Consider the dancer who loves improv but avoids drills, or the entrepreneur who launches quickly but resists maintenance. 13 is the moment they turn artistry into craft. It is not punishment; it is liberation from the chaos that wastes their brilliance.
Friction Patterns
- Bursts of productivity followed by burnout
- Complicated systems that avoid the simple work
- Shame spirals when results aren't instant
- Over-romanticizing inspiration, under-valuing iteration
What practice best harmonizes Karmic 13?
Craft as Devotion
Discipline here is not domination; it is care for your future self. Choose one arena (body, home, art, money, love) and define a humane minimum — a small, non-heroic action you can repeat. Let your identity be shaped by doing it when it's boring, not when it's exciting. This is how 13 becomes 4: structure that holds freedom.
Reflect & Practice
- Where do you overcomplicate as a way to delay?

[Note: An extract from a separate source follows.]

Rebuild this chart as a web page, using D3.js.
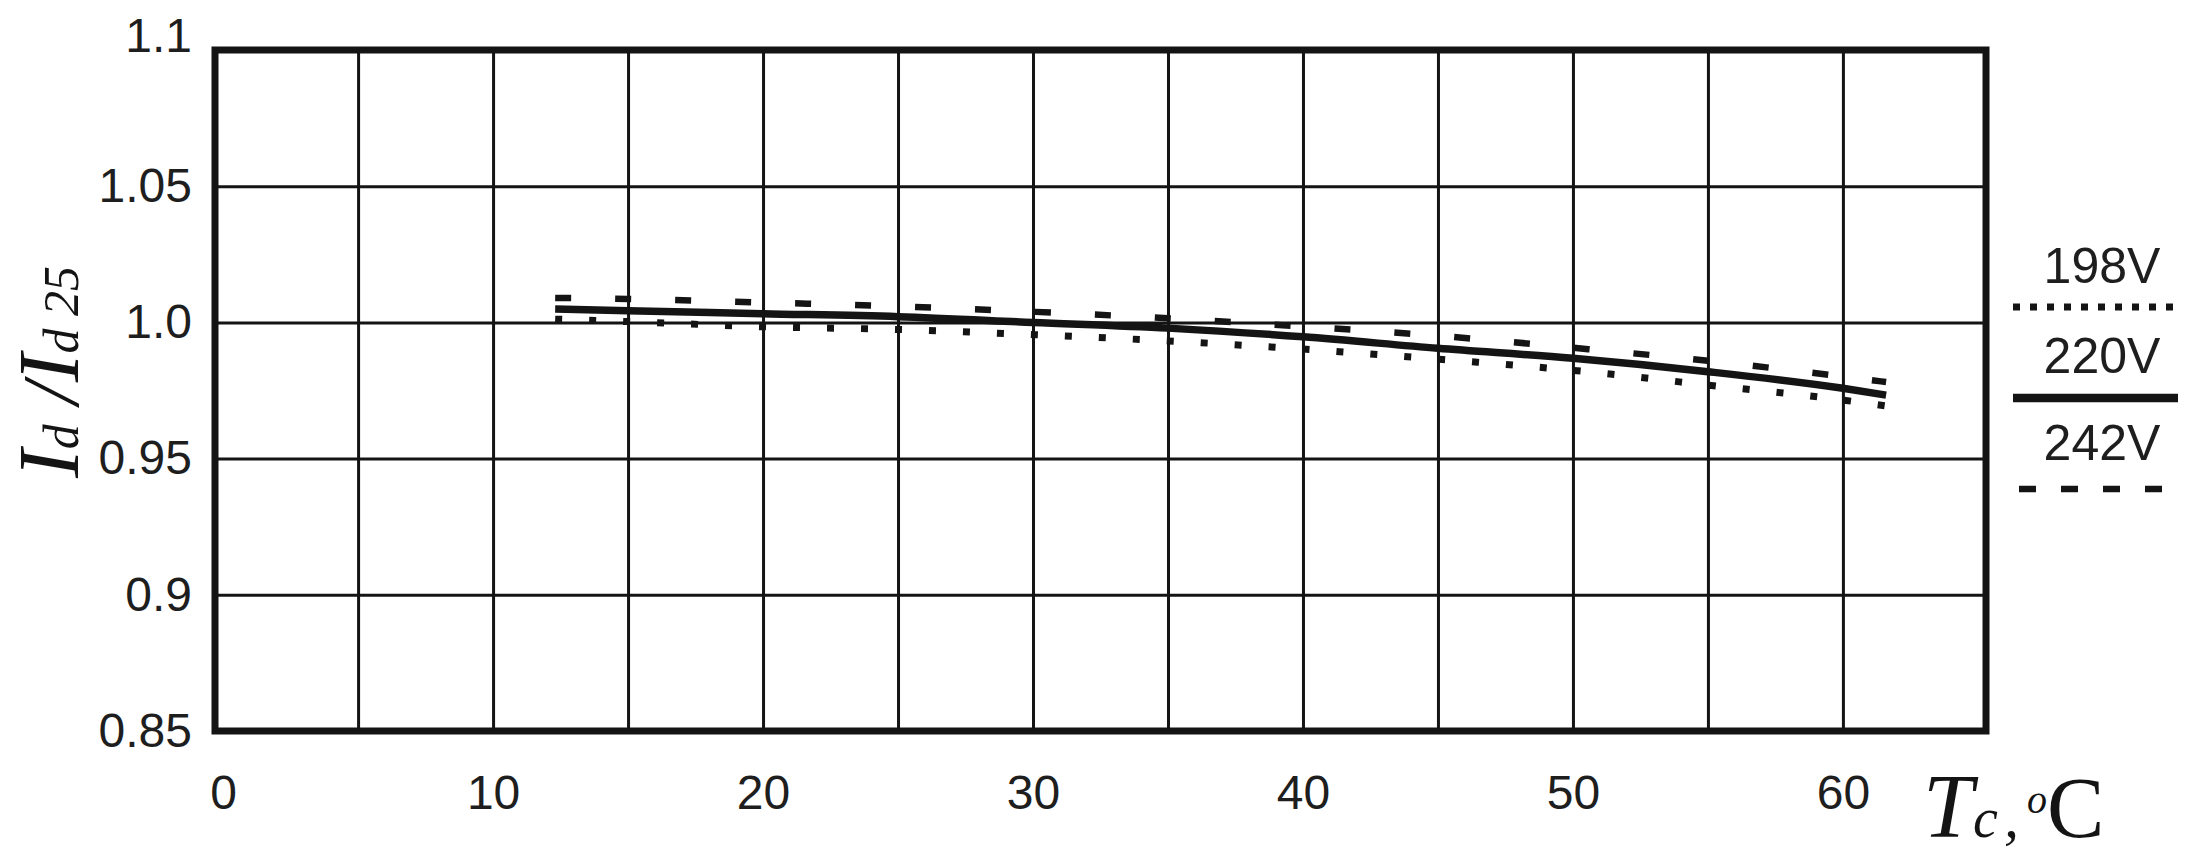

- What 10-minute ritual would maintain the thing you value most?
- Which story about discipline no longer serves you?
- How can you make practice feel kinder (environment, tools, timing)?
The Humble Brick
- Choose one craft: writing, movement, bookkeeping, tidying, study.
- Set a 10–15 minute timer. Do only the next clear action.
- Close with gratitude for the rep itself, not the outcome.
- Record one sentence: What did this rep build in you?
When have you mistaken intensity for progress? Describe a season where small, consistent actions changed your life — what made them doable?